What’s Next? Move Mt. Daniel to City Hall & Much More?
The “win-win” deal struck last month between the City of Falls Church and the government and water authority of Fairfax County – trading Falls Church’s control of its water system for some undeveloped real estate with almost limitless commercial development potential adjacent the West Falls Church Metro station – in only one component of what’s shaping up to be an unprecedented development boom.
Accompanying the water-for-land deal was the long-awaited groundbreaking ceremony for the Hilton Garden Inn in the 700 block of W. Broad St. (Route 7) last Thursday afternoon. Passersby can now witness a rapid construction process on the site, and a hotel that will be open to serve the public in early 2014.
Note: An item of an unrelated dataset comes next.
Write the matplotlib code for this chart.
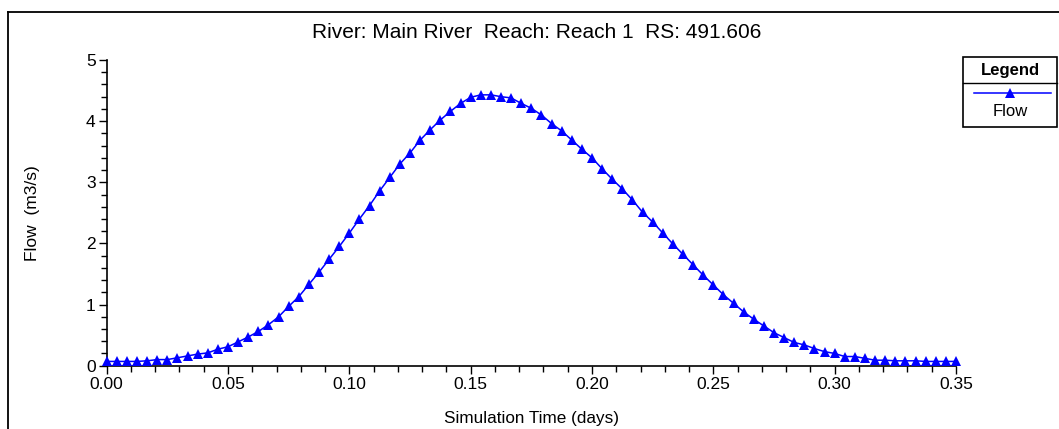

The Hekemian Company’s Northgate mixed use project is rising out of the ground on N. Washington St., and the construction of new two-story commercial use buildings in the 900 block of W. Broad and at the Annandale Road intersection of Rt. 29 are also proceeding.
Beyond that, City Hall seems eager to have the Lincoln Properties large-scale mixed use plan on the current Saab dealership site on S. Washington at Maple, a plan for the redevelopment of 400 N. Washington St., and the “big kahuna,” the construction of a mixed-use plan bringing a Harris Teeter grocery store to the 300 block of W. Broad.
Each of these projects will bring a lot of new revenues to the City’s coffers, needed to maintain the high national reputation of the City’s schools.
Moreover, active minds in the City’s Planning Department, on the School Board and the City Council are remaining ahead of the curve with some far-reaching, truly “out of the box” ideas for optimizing the whole process.
In at least two public meetings in the last weeks, for example, ambitious plans to shuffle around school and City properties were aired, even though City and school officials don’t like to talk about them when asked.
But City Hall and School Board insiders are privy to the broad outlines of what’s being contemplated, and to studies that have been done “sotto voce” to support their feasibility.
The plan calls for moving Mt. Daniel Elementary off its current property, tearing down City Hall, and building a new elementary facility where City Hall now sits. Studies have established it can work without encroaching on Cherry Hill Park or the Community Center.
Under this scenario, a new City Hall, a new municipal building that would house the Police Department and maybe even the library, would be constructed elsewhere in collaboration with components of the structure dedicated to private office uses, such that the public-private partnership would make the project financially viable.
City officials have already been looking around town for places where such a new municipal building might go, and a couple of good prospective sites have already been identified.
Even though 70 percent of the 39.6 acres by the West Falls Church Metro that Falls Church will acquire in the water-for-land deal is stipulated as limited to educational uses for 50 years, the question of a new high school or high school-middle school falls into this equation, as well.
The driving factor in most of these considerations is the high costs that needed renovations of the high school and City Hall, in particular, and the size limitations of Mt. Daniel involve.
Daunting numbers have been marked onto the City’s Capital Improvement Projects (CIP) calendar for a new high school and massive renovations needed at City Hall. In light of this, some have argued that wasting money on renovating old and dysfunctional existing buildings may not be as wise as some more innovative approaches.
For example, the sale of the property on which Mt. Daniel now sits could help offset the costs of building a new structure big enough to handle continued enrollment growth. The sale of the property on which the library now sits could do the same for the construction of a new City Hall building that would also house the library, and it could be especially viable if costs could be shared with a private development entity.
This innovative thinking is scaling up at City Hall now, and all these development ideas are being spurred by the revival that the Hilton Garden Inn groundbreaking represents, that optimistic feeling that comes over a public official who never dons a hard hat, or lifts a shovel, unless it is for such an event.
With these developments, Falls Church has been given a “new lease on life,” capable of providing for its long-term sustainability with such visionary approaches, even while in the past the no-growth ethos in the City repeatedly dashed the possibilities of great things.
It was in the mid-1990s, when the way was found to marry the interests of the until-then-contentious City’s school system and tax revenue-generating commercial development, and a new process was set in motion. It led to the first of five large-scale mixed use projects beginning with the final approval for the Broadway on Sept. 10, 2001, and others followed including the Byron, the Spectrum, the Read Building and the Flower Building before the Great Recession broke the trend by causing the indefinite stalling out of the $314 million City Center Project that had achieved all its necessary approvals.